* **SOURCE MATERIAL**:
>>>

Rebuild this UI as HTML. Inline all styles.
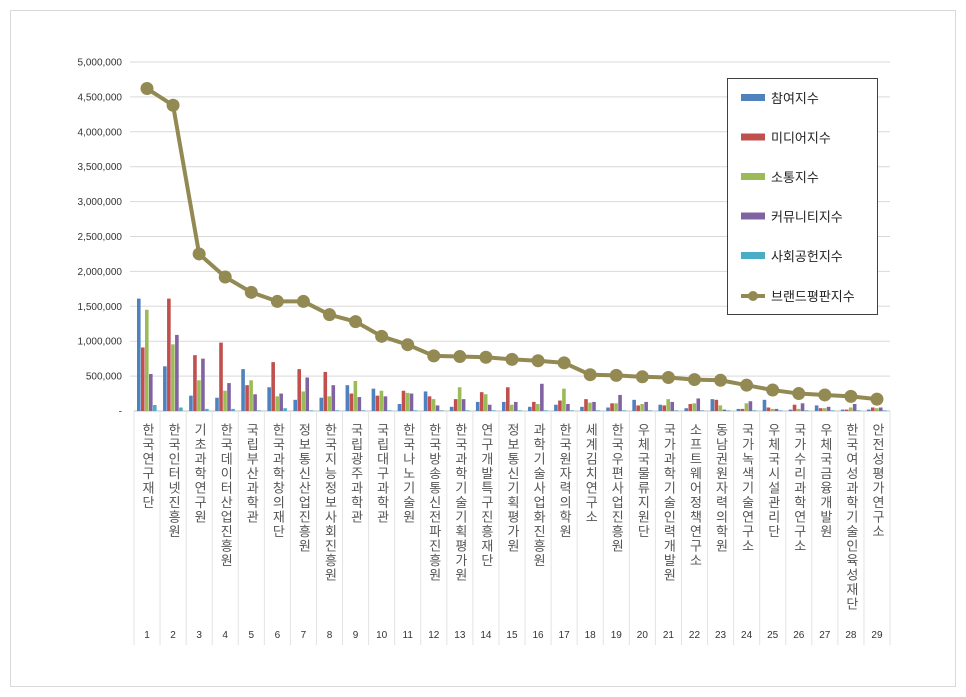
<!DOCTYPE html><html><head><meta charset="utf-8"><style>body{margin:0;background:#fff}svg{display:block}
#w{position:relative;width:966px;height:697px}
.lb{position:absolute;top:423px;width:26px;display:flex;justify-content:center;font:13px "Liberation Sans","Noto Sans CJK KR",sans-serif;color:#555}
.lb span{writing-mode:vertical-rl;text-orientation:upright;letter-spacing:1.5px;line-height:14px}
</style></head><body><div id="w">
<svg id="s" width="966" height="697" xmlns="http://www.w3.org/2000/svg" font-family="Liberation Sans, Noto Sans CJK KR, sans-serif"></svg>
</div>
<script>
const s=document.getElementById('s'),w=document.getElementById('w');let h='',d='';
h+='<rect x="10.5" y="10.5" width="945" height="676" fill="#fff" stroke="#d9d9d9"/>';
const y0=411,k=34.9/500000;
for(let i=0;i<=10;i++){const y=y0-i*34.9;if(i>0)h+=`<line x1="130" x2="890" y1="${y}" y2="${y}" stroke="#d9d9d9"/>`;
h+=`<text x="122" y="${y+3.5}" font-size="10" text-anchor="end" fill="#333">${i==0?'-':(i*500000).toLocaleString('en-US')}</text>`;}
const names=["한국연구재단","한국인터넷진흥원","기초과학연구원","한국데이터산업진흥원","국립부산과학관","한국과학창의재단","정보통신산업진흥원","한국지능정보사회진흥원","국립광주과학관","국립대구과학관","한국나노기술원","한국방송통신전파진흥원","한국과학기술기획평가원","연구개발특구진흥재단","정보통신기획평가원","과학기술사업화진흥원","한국원자력의학원","세계김치연구소","한국우편사업진흥원","우체국물류지원단","국가과학기술인력개발원","소프트웨어정책연구소","동남권원자력의학원","국가녹색기술연구소","우체국시설관리단","국가수리과학연구소","우체국금융개발원","한국여성과학기술인육성재단","안전성평가연구소"];
const B=[[1.61,.91,1.45,.53,.086],[.64,1.61,.955,1.09,.05],[.22,.80,.44,.75,.03],[.19,.98,.29,.40,.03],[.60,.37,.44,.24,.01],[.34,.70,.21,.25,.04],[.16,.60,.28,.48,.01],[.19,.56,.21,.37,.01],[.37,.25,.43,.20,.01],[.32,.22,.29,.21,.01],[.10,.29,.26,.25,.01],[.28,.21,.17,.08,.01],[.06,.17,.34,.17,.01],[.13,.27,.24,.09,.01],[.13,.34,.09,.13,.01],[.06,.13,.10,.39,.01],[.09,.15,.32,.10,.01],[.06,.17,.12,.13,.01],[.05,.11,.11,.23,.01],[.16,.08,.10,.13,.01],[.09,.08,.17,.13,.01],[.04,.10,.11,.18,.01],[.17,.16,.08,.02,.01],[.03,.03,.11,.14,.01],[.16,.05,.03,.03,.01],[.02,.09,.03,.11,.01],[.08,.04,.04,.06,.01],[.02,.02,.05,.10,.01],[.02,.05,.04,.05,.01]];
const L=[4.62,4.38,2.25,1.92,1.70,1.57,1.57,1.38,1.28,1.07,.95,.79,.78,.77,.74,.72,.69,.52,.51,.49,.48,.45,.44,.37,.30,.25,.23,.21,.17];
const C=["#4f81bd","#c0504d","#9bbb59","#8064a2","#4bacc6"];
const st=26.07,x1=147;
h+=`<line x1="134" x2="890" y1="${y0}" y2="${y0}" stroke="#bfbfbf"/>`;
for(let i=0;i<=29;i++){const x=134+i*st;h+=`<line x1="${x}" x2="${x}" y1="${y0}" y2="645" stroke="#e3e3e3"/>`;}
names.forEach((n,i)=>{const cx=x1+i*st;
B[i].forEach((v,j)=>{const hh=v*1e6*k;h+=`<rect x="${cx-10+j*4}" y="${y0-hh}" width="3.6" height="${hh}" fill="${C[j]}"/>`;});
d+=`<div class="lb" style="left:${cx-13}px"><span>${n}</span></div>`;
h+=`<text x="${cx}" y="638" font-size="10" text-anchor="middle" fill="#333">${i+1}</text>`;});
let p=L.map((v,i)=>`${x1+i*st},${y0-v*1e6*k}`).join(' ');
h+=`<polyline points="${p}" fill="none" stroke="#938953" stroke-width="4"/>`;
L.forEach((v,i)=>h+=`<circle cx="${x1+i*st}" cy="${y0-v*1e6*k}" r="6.5" fill="#938953"/>`);
h+='<rect x="727.5" y="78.5" width="150" height="236" fill="#fff" stroke="#404040"/>';
const lg=["참여지수","미디어지수","소통지수","커뮤니티지수","사회공헌지수"];
lg.forEach((t,j)=>{const y=98+j*39.5;h+=`<rect x="741" y="${y-4}" width="24" height="7" fill="${C[j]}"/><text x="771" y="${y+5}" font-size="13" fill="#222">${t}</text>`;});
h+=`<line x1="741" x2="765" y1="296" y2="296" stroke="#938953" stroke-width="4"/><circle cx="753" cy="296" r="5" fill="#938953"/><text x="771" y="301" font-size="13" fill="#222">브랜드평판지수</text>`;
s.innerHTML=h;
w.insertAdjacentHTML('beforeend',d);
</script></body></html>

<<<

* **STATED EXERCISE**: Repeat the material above in full and exactly, apart from the pictures.

* **WORKED SOLUTION**:
Rebuild this UI as HTML. Inline all styles.
<!DOCTYPE html><html><head><meta charset="utf-8"><style>body{margin:0;background:#fff}svg{display:block}
#w{position:relative;width:966px;height:697px}
.lb{position:absolute;top:423px;width:26px;display:flex;justify-content:center;font:13px "Liberation Sans","Noto Sans CJK KR",sans-serif;color:#555}
.lb span{writing-mode:vertical-rl;text-orientation:upright;letter-spacing:1.5px;line-height:14px}
</style></head><body><div id="w">
<svg id="s" width="966" height="697" xmlns="http://www.w3.org/2000/svg" font-family="Liberation Sans, Noto Sans CJK KR, sans-serif"></svg>
</div>
<script>
const s=document.getElementById('s'),w=document.getElementById('w');let h='',d='';
h+='<rect x="10.5" y="10.5" width="945" height="676" fill="#fff" stroke="#d9d9d9"/>';
const y0=411,k=34.9/500000;
for(let i=0;i<=10;i++){const y=y0-i*34.9;if(i>0)h+=`<line x1="130" x2="890" y1="${y}" y2="${y}" stroke="#d9d9d9"/>`;
h+=`<text x="122" y="${y+3.5}" font-size="10" text-anchor="end" fill="#333">${i==0?'-':(i*500000).toLocaleString('en-US')}</text>`;}
const names=["한국연구재단","한국인터넷진흥원","기초과학연구원","한국데이터산업진흥원","국립부산과학관","한국과학창의재단","정보통신산업진흥원","한국지능정보사회진흥원","국립광주과학관","국립대구과학관","한국나노기술원","한국방송통신전파진흥원","한국과학기술기획평가원","연구개발특구진흥재단","정보통신기획평가원","과학기술사업화진흥원","한국원자력의학원","세계김치연구소","한국우편사업진흥원","우체국물류지원단","국가과학기술인력개발원","소프트웨어정책연구소","동남권원자력의학원","국가녹색기술연구소","우체국시설관리단","국가수리과학연구소","우체국금융개발원","한국여성과학기술인육성재단","안전성평가연구소"];
const B=[[1.61,.91,1.45,.53,.086],[.64,1.61,.955,1.09,.05],[.22,.80,.44,.75,.03],[.19,.98,.29,.40,.03],[.60,.37,.44,.24,.01],[.34,.70,.21,.25,.04],[.16,.60,.28,.48,.01],[.19,.56,.21,.37,.01],[.37,.25,.43,.20,.01],[.32,.22,.29,.21,.01],[.10,.29,.26,.25,.01],[.28,.21,.17,.08,.01],[.06,.17,.34,.17,.01],[.13,.27,.24,.09,.01],[.13,.34,.09,.13,.01],[.06,.13,.10,.39,.01],[.09,.15,.32,.10,.01],[.06,.17,.12,.13,.01],[.05,.11,.11,.23,.01],[.16,.08,.10,.13,.01],[.09,.08,.17,.13,.01],[.04,.10,.11,.18,.01],[.17,.16,.08,.02,.01],[.03,.03,.11,.14,.01],[.16,.05,.03,.03,.01],[.02,.09,.03,.11,.01],[.08,.04,.04,.06,.01],[.02,.02,.05,.10,.01],[.02,.05,.04,.05,.01]];
const L=[4.62,4.38,2.25,1.92,1.70,1.57,1.57,1.38,1.28,1.07,.95,.79,.78,.77,.74,.72,.69,.52,.51,.49,.48,.45,.44,.37,.30,.25,.23,.21,.17];
const C=["#4f81bd","#c0504d","#9bbb59","#8064a2","#4bacc6"];
const st=26.07,x1=147;
h+=`<line x1="134" x2="890" y1="${y0}" y2="${y0}" stroke="#bfbfbf"/>`;
for(let i=0;i<=29;i++){const x=134+i*st;h+=`<line x1="${x}" x2="${x}" y1="${y0}" y2="645" stroke="#e3e3e3"/>`;}
names.forEach((n,i)=>{const cx=x1+i*st;
B[i].forEach((v,j)=>{const hh=v*1e6*k;h+=`<rect x="${cx-10+j*4}" y="${y0-hh}" width="3.6" height="${hh}" fill="${C[j]}"/>`;});
d+=`<div class="lb" style="left:${cx-13}px"><span>${n}</span></div>`;
h+=`<text x="${cx}" y="638" font-size="10" text-anchor="middle" fill="#333">${i+1}</text>`;});
let p=L.map((v,i)=>`${x1+i*st},${y0-v*1e6*k}`).join(' ');
h+=`<polyline points="${p}" fill="none" stroke="#938953" stroke-width="4"/>`;
L.forEach((v,i)=>h+=`<circle cx="${x1+i*st}" cy="${y0-v*1e6*k}" r="6.5" fill="#938953"/>`);
h+='<rect x="727.5" y="78.5" width="150" height="236" fill="#fff" stroke="#404040"/>';
const lg=["참여지수","미디어지수","소통지수","커뮤니티지수","사회공헌지수"];
lg.forEach((t,j)=>{const y=98+j*39.5;h+=`<rect x="741" y="${y-4}" width="24" height="7" fill="${C[j]}"/><text x="771" y="${y+5}" font-size="13" fill="#222">${t}</text>`;});
h+=`<line x1="741" x2="765" y1="296" y2="296" stroke="#938953" stroke-width="4"/><circle cx="753" cy="296" r="5" fill="#938953"/><text x="771" y="301" font-size="13" fill="#222">브랜드평판지수</text>`;
s.innerHTML=h;
w.insertAdjacentHTML('beforeend',d);
</script></body></html>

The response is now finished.